**Short exercise:**
In the data below, find every line that has the string "this", and copy it.

**Dataset records:**

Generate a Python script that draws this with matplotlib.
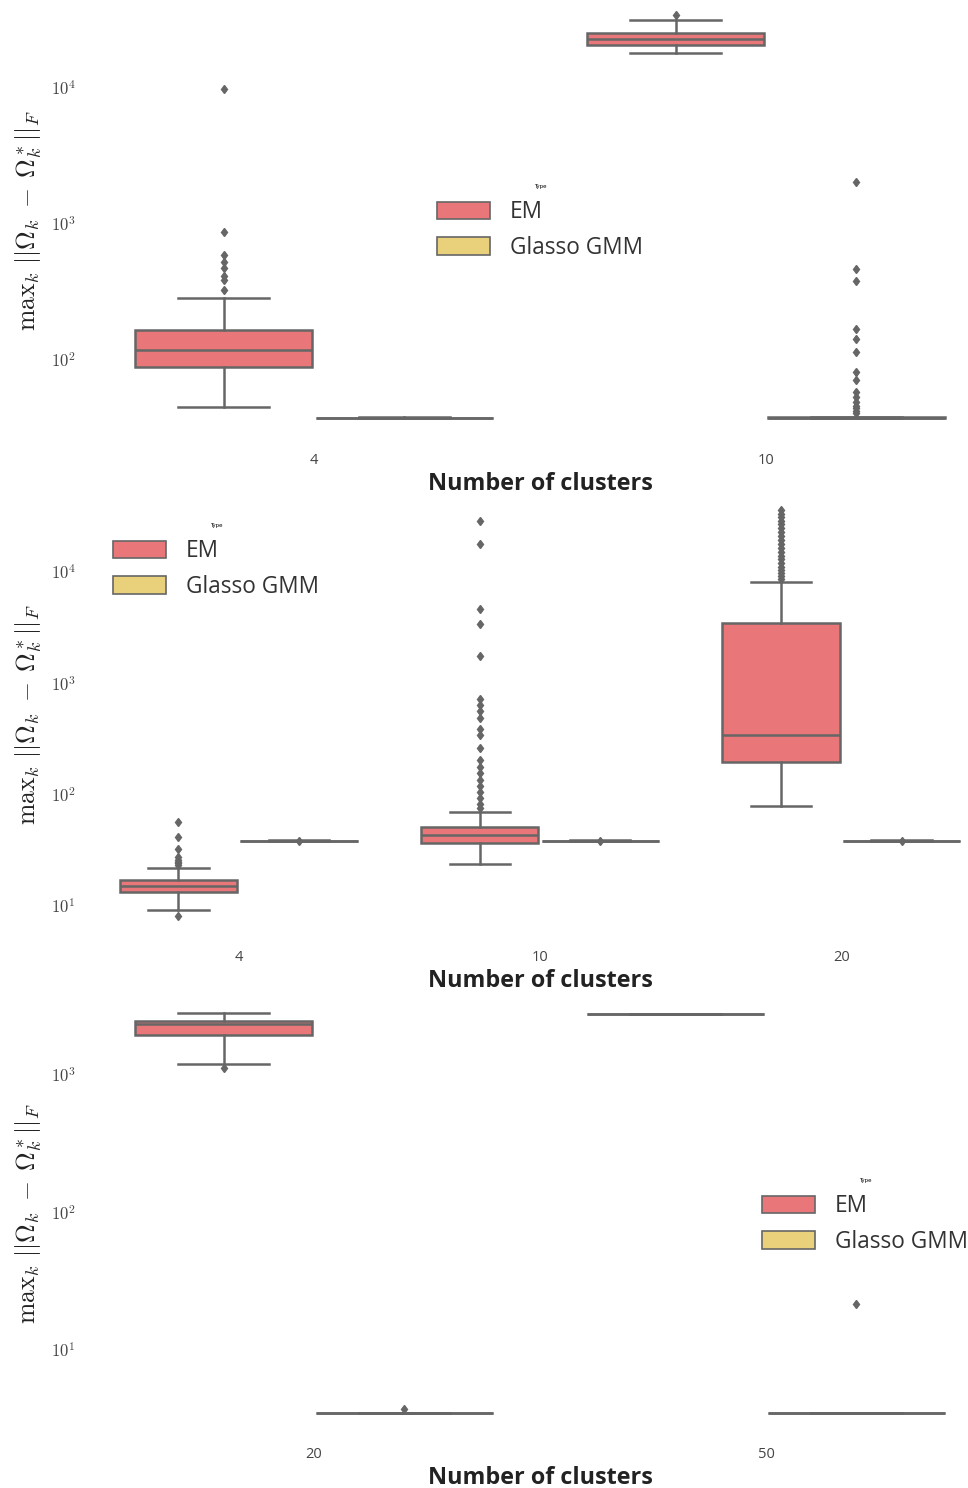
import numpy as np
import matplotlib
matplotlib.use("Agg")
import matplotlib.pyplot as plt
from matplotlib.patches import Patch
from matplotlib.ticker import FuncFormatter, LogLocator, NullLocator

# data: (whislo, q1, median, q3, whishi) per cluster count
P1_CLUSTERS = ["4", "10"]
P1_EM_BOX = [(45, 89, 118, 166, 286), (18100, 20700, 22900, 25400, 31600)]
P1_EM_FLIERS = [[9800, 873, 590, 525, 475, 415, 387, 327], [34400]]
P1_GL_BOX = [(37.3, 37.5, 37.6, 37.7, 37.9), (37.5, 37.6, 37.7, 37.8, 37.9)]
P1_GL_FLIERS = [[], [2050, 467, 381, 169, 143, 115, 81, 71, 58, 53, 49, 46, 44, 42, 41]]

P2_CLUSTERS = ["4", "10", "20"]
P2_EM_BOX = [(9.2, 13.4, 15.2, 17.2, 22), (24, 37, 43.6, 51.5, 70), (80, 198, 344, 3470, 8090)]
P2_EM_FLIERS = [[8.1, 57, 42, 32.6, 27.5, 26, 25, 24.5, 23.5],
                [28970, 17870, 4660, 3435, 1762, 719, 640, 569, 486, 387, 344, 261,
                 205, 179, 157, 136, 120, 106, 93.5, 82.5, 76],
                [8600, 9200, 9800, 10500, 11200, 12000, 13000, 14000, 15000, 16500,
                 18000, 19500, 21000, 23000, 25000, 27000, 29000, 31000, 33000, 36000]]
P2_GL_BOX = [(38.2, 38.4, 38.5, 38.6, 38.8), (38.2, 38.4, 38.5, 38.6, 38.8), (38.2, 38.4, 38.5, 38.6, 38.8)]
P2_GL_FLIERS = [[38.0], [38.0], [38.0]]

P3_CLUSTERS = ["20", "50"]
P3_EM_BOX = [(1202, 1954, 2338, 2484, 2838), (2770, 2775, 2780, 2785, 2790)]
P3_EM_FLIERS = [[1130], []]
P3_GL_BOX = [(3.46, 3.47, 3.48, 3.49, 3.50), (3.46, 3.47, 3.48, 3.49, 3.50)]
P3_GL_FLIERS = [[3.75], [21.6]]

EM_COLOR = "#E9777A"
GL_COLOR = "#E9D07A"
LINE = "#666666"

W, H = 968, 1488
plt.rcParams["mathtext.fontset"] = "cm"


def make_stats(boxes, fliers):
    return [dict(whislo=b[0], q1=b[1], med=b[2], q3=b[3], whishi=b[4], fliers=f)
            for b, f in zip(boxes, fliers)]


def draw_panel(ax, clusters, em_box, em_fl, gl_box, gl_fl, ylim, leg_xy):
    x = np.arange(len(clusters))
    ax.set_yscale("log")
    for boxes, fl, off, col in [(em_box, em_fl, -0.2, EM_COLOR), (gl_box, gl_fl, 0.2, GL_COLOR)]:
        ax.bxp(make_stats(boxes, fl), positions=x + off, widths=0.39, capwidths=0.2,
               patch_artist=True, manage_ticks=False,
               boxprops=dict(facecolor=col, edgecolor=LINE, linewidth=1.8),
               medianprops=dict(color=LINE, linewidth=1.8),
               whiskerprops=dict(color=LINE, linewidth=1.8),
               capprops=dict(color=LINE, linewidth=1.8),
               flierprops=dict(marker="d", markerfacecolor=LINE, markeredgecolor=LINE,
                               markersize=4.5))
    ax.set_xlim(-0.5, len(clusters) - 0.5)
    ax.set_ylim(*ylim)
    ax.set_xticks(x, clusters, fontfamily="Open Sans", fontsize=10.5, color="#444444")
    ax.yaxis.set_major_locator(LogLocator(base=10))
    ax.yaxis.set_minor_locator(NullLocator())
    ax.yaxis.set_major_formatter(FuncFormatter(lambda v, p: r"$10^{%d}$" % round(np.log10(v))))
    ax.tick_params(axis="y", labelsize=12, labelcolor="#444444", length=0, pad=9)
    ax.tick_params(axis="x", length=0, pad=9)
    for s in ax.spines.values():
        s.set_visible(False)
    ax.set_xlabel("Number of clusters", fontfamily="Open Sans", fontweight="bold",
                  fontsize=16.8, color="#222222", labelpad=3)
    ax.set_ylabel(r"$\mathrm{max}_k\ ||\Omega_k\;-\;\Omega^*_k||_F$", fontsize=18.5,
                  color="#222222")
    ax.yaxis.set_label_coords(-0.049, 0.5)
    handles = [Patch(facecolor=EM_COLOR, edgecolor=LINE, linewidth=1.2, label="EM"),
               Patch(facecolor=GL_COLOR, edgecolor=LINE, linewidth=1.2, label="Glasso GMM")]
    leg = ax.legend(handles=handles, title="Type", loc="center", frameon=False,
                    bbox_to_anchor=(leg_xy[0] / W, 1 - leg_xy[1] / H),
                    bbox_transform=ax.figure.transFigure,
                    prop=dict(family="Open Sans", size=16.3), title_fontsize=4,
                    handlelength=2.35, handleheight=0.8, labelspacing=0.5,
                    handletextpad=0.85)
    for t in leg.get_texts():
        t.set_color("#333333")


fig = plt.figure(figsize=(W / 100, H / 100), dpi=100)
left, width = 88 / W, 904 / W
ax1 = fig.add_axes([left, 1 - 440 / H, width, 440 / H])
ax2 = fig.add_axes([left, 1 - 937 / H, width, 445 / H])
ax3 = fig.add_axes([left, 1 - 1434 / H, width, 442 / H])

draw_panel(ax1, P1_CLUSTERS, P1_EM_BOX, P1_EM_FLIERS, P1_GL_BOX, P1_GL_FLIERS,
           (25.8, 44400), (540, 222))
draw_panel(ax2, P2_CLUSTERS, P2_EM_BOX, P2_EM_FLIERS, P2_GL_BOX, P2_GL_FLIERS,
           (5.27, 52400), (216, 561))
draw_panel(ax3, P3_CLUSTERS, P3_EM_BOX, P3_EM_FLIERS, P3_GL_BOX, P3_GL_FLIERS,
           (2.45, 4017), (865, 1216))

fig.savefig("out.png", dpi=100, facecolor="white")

--

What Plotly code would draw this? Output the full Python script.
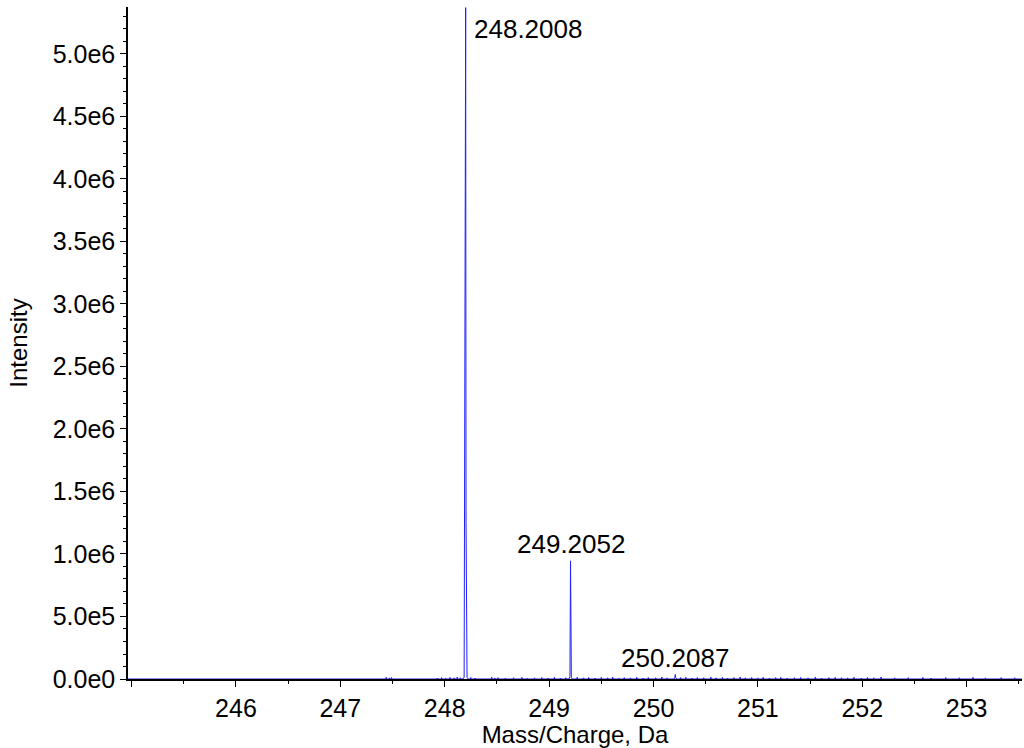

---

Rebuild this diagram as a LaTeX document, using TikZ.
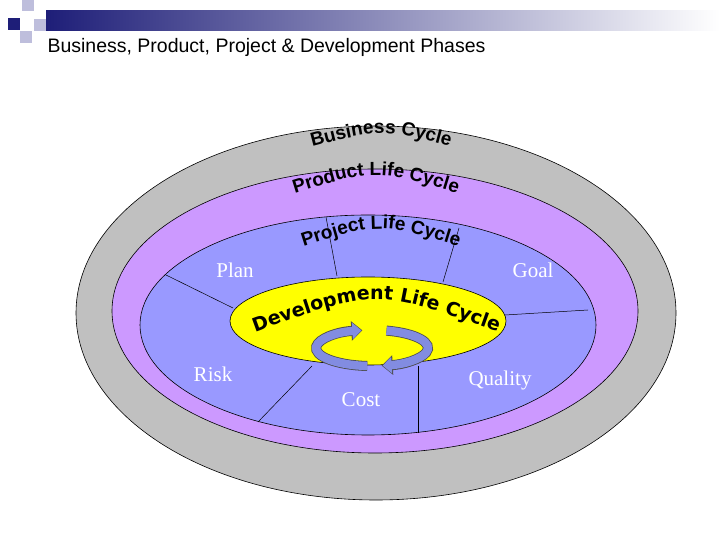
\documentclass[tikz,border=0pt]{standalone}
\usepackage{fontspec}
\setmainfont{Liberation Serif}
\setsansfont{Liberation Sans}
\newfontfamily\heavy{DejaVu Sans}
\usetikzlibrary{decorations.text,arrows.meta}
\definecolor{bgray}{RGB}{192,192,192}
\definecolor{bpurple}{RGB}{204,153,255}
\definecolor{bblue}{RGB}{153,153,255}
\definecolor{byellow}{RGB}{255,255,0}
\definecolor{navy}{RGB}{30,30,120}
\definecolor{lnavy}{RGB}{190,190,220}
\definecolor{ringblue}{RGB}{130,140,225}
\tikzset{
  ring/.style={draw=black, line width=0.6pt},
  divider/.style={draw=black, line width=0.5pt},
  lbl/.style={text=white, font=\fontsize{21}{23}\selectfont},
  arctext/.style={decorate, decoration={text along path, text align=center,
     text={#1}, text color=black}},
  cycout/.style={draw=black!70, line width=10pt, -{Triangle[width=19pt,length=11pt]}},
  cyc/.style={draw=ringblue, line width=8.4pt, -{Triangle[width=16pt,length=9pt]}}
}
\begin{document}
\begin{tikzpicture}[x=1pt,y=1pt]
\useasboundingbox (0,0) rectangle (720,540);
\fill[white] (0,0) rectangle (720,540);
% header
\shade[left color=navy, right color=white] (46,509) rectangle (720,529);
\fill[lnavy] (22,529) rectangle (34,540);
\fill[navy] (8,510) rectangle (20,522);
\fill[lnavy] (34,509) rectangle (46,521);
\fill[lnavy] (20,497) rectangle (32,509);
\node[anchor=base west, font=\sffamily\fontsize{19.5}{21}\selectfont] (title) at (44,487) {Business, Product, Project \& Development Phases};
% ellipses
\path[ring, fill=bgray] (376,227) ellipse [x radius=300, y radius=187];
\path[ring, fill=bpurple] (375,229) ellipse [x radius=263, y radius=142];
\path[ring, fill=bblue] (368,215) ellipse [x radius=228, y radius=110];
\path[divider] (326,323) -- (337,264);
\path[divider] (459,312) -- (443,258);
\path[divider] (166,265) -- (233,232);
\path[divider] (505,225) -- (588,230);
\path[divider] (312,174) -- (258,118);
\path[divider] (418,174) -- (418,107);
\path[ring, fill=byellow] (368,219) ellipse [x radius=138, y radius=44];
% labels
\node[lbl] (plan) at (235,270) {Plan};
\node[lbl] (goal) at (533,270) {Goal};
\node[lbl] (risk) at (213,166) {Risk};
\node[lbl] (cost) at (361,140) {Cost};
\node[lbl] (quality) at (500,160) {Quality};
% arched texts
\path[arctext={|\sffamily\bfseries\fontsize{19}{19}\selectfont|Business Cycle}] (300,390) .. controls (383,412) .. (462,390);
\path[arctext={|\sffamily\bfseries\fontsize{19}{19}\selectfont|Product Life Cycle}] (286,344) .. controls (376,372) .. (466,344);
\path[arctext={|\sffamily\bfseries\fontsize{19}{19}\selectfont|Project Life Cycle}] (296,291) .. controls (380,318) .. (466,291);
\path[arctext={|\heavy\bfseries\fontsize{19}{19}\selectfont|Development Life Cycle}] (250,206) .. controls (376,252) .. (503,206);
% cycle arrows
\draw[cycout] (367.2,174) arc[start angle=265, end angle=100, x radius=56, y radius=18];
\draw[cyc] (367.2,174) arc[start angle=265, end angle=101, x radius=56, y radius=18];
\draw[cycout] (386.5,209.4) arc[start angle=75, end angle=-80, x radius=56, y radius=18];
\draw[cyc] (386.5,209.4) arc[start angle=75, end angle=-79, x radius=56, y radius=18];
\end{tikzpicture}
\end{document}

**Output of the exercise:**
Generate a Python script that draws this with matplotlib.
What Plotly code would draw this? Output the full Python script.
Rebuild this diagram as a LaTeX document, using TikZ.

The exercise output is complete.